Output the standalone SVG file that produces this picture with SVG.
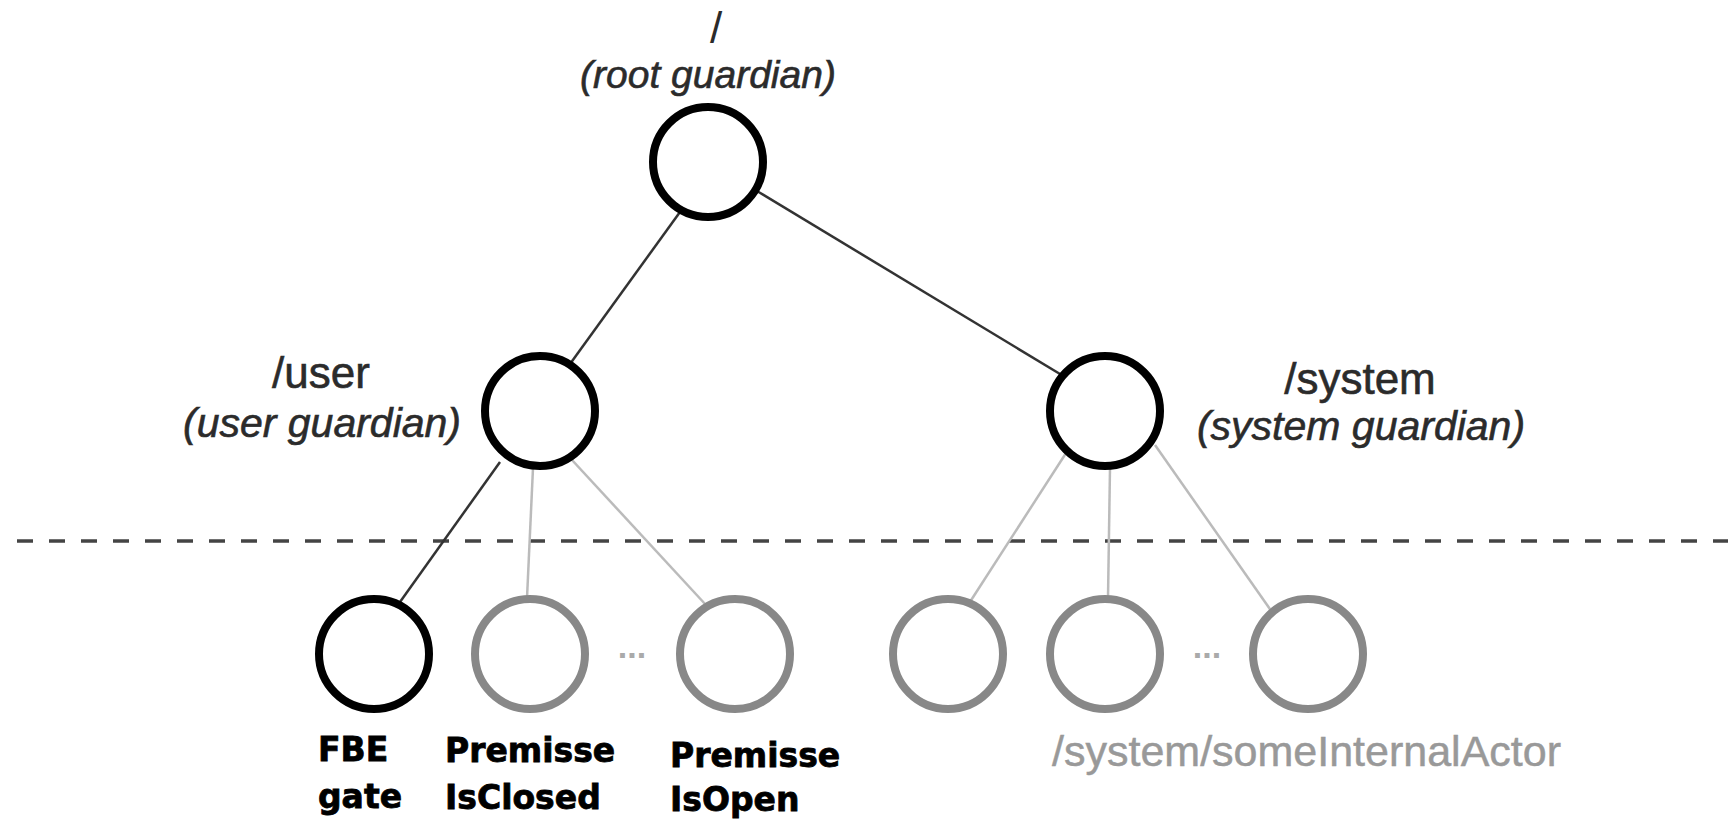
<svg xmlns="http://www.w3.org/2000/svg" width="1728" height="820" viewBox="0 0 1728 820">
<style>
.bg{fill:#fff}
.lnd{stroke:#333;stroke-width:2.5;fill:none}
.lnl{stroke:#bbb;stroke-width:2.5;fill:none}
.dash{stroke:#444;stroke-width:3.5;stroke-dasharray:16 16;fill:none}
.nb{fill:#fff;stroke:#000;stroke-width:8}
.ng{fill:#fff;stroke:#888;stroke-width:8}
.lab{font-family:"Liberation Sans",Arial,sans-serif;fill:#2b2b2b;stroke:#2b2b2b;stroke-width:0.6;text-anchor:middle}
.it{font-style:italic;font-size:41px}
.rg{font-size:44px}
.bl{font-family:"DejaVu Sans",sans-serif;font-weight:bold;font-size:33px;fill:#000;stroke:#000;stroke-width:0.8}
.dots{font-family:"Liberation Sans",Arial,sans-serif;font-weight:bold;font-size:34px;fill:#aaa;text-anchor:middle}
.grey{font-family:"Liberation Sans",Arial,sans-serif;font-size:43px;fill:#999;stroke:#999;stroke-width:0.5}
</style>
<rect class="bg" x="0" y="0" width="1728" height="820"/>
<line class="dash" x1="17" y1="541" x2="1728" y2="541"/>
<g id="connectors">
<line class="lnd" x1="680" y1="212" x2="570" y2="364"/>
<line class="lnd" x1="757" y1="191" x2="1060" y2="374"/>
<line class="lnd" x1="500" y1="462" x2="400" y2="602"/>
<line class="lnl" x1="533" y1="468" x2="527" y2="598"/>
<line class="lnl" x1="560" y1="447" x2="706" y2="605"/>
<line class="lnl" x1="1068" y1="450" x2="968" y2="605"/>
<line class="lnl" x1="1110" y1="468" x2="1108" y2="598"/>
<line class="lnl" x1="1155" y1="445" x2="1272" y2="612"/>
</g>
<g id="root">
<circle class="nb" cx="708" cy="162" r="55"/>
<text class="lab" x="716" y="43" style="font-size:44px;stroke-width:0">/</text>
<text class="lab" x="708" y="88" style="font-style:italic;font-size:39px">(root guardian)</text>
</g>
<g id="user">
<circle class="nb" cx="540" cy="411" r="55"/>
<text class="lab rg" x="321" y="388">/user</text>
<text class="lab it" x="322" y="437">(user guardian)</text>
</g>
<g id="system">
<circle class="nb" cx="1105" cy="411" r="55"/>
<text class="lab rg" x="1360" y="394">/system</text>
<text class="lab it" x="1361" y="440">(system guardian)</text>
</g>
<g id="fbe-gate">
<circle class="nb" cx="374" cy="654" r="55"/>
<text class="bl" x="318" y="761">FBE</text>
<text class="bl" x="318" y="808">gate</text>
</g>
<g id="premisse-isclosed">
<circle class="ng" cx="530" cy="654" r="55"/>
<text class="bl" x="445" y="762">Premisse</text>
<text class="bl" x="445" y="809">IsClosed</text>
</g>
<text class="dots" x="632" y="658">...</text>
<g id="premisse-isopen">
<circle class="ng" cx="735" cy="654" r="55"/>
<text class="bl" x="670" y="767">Premisse</text>
<text class="bl" x="670" y="811">IsOpen</text>
</g>
<g id="system-child-1">
<circle class="ng" cx="948" cy="654" r="55"/>
</g>
<g id="system-child-2">
<circle class="ng" cx="1105" cy="654" r="55"/>
</g>
<text class="dots" x="1207" y="658">...</text>
<g id="system-child-3">
<circle class="ng" cx="1308" cy="654" r="55"/>
<text class="grey" x="1052" y="766">/system/someInternalActor</text>
</g>
</svg>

## Exercise instructions
Reproduce all of the data exactly; the pictures do not belong in the copy.

## Output for this exercise
Output the standalone SVG file that produces this picture with SVG.
<svg xmlns="http://www.w3.org/2000/svg" width="1728" height="820" viewBox="0 0 1728 820">
<style>
.bg{fill:#fff}
.lnd{stroke:#333;stroke-width:2.5;fill:none}
.lnl{stroke:#bbb;stroke-width:2.5;fill:none}
.dash{stroke:#444;stroke-width:3.5;stroke-dasharray:16 16;fill:none}
.nb{fill:#fff;stroke:#000;stroke-width:8}
.ng{fill:#fff;stroke:#888;stroke-width:8}
.lab{font-family:"Liberation Sans",Arial,sans-serif;fill:#2b2b2b;stroke:#2b2b2b;stroke-width:0.6;text-anchor:middle}
.it{font-style:italic;font-size:41px}
.rg{font-size:44px}
.bl{font-family:"DejaVu Sans",sans-serif;font-weight:bold;font-size:33px;fill:#000;stroke:#000;stroke-width:0.8}
.dots{font-family:"Liberation Sans",Arial,sans-serif;font-weight:bold;font-size:34px;fill:#aaa;text-anchor:middle}
.grey{font-family:"Liberation Sans",Arial,sans-serif;font-size:43px;fill:#999;stroke:#999;stroke-width:0.5}
</style>
<rect class="bg" x="0" y="0" width="1728" height="820"/>
<line class="dash" x1="17" y1="541" x2="1728" y2="541"/>
<g id="connectors">
<line class="lnd" x1="680" y1="212" x2="570" y2="364"/>
<line class="lnd" x1="757" y1="191" x2="1060" y2="374"/>
<line class="lnd" x1="500" y1="462" x2="400" y2="602"/>
<line class="lnl" x1="533" y1="468" x2="527" y2="598"/>
<line class="lnl" x1="560" y1="447" x2="706" y2="605"/>
<line class="lnl" x1="1068" y1="450" x2="968" y2="605"/>
<line class="lnl" x1="1110" y1="468" x2="1108" y2="598"/>
<line class="lnl" x1="1155" y1="445" x2="1272" y2="612"/>
</g>
<g id="root">
<circle class="nb" cx="708" cy="162" r="55"/>
<text class="lab" x="716" y="43" style="font-size:44px;stroke-width:0">/</text>
<text class="lab" x="708" y="88" style="font-style:italic;font-size:39px">(root guardian)</text>
</g>
<g id="user">
<circle class="nb" cx="540" cy="411" r="55"/>
<text class="lab rg" x="321" y="388">/user</text>
<text class="lab it" x="322" y="437">(user guardian)</text>
</g>
<g id="system">
<circle class="nb" cx="1105" cy="411" r="55"/>
<text class="lab rg" x="1360" y="394">/system</text>
<text class="lab it" x="1361" y="440">(system guardian)</text>
</g>
<g id="fbe-gate">
<circle class="nb" cx="374" cy="654" r="55"/>
<text class="bl" x="318" y="761">FBE</text>
<text class="bl" x="318" y="808">gate</text>
</g>
<g id="premisse-isclosed">
<circle class="ng" cx="530" cy="654" r="55"/>
<text class="bl" x="445" y="762">Premisse</text>
<text class="bl" x="445" y="809">IsClosed</text>
</g>
<text class="dots" x="632" y="658">...</text>
<g id="premisse-isopen">
<circle class="ng" cx="735" cy="654" r="55"/>
<text class="bl" x="670" y="767">Premisse</text>
<text class="bl" x="670" y="811">IsOpen</text>
</g>
<g id="system-child-1">
<circle class="ng" cx="948" cy="654" r="55"/>
</g>
<g id="system-child-2">
<circle class="ng" cx="1105" cy="654" r="55"/>
</g>
<text class="dots" x="1207" y="658">...</text>
<g id="system-child-3">
<circle class="ng" cx="1308" cy="654" r="55"/>
<text class="grey" x="1052" y="766">/system/someInternalActor</text>
</g>
</svg>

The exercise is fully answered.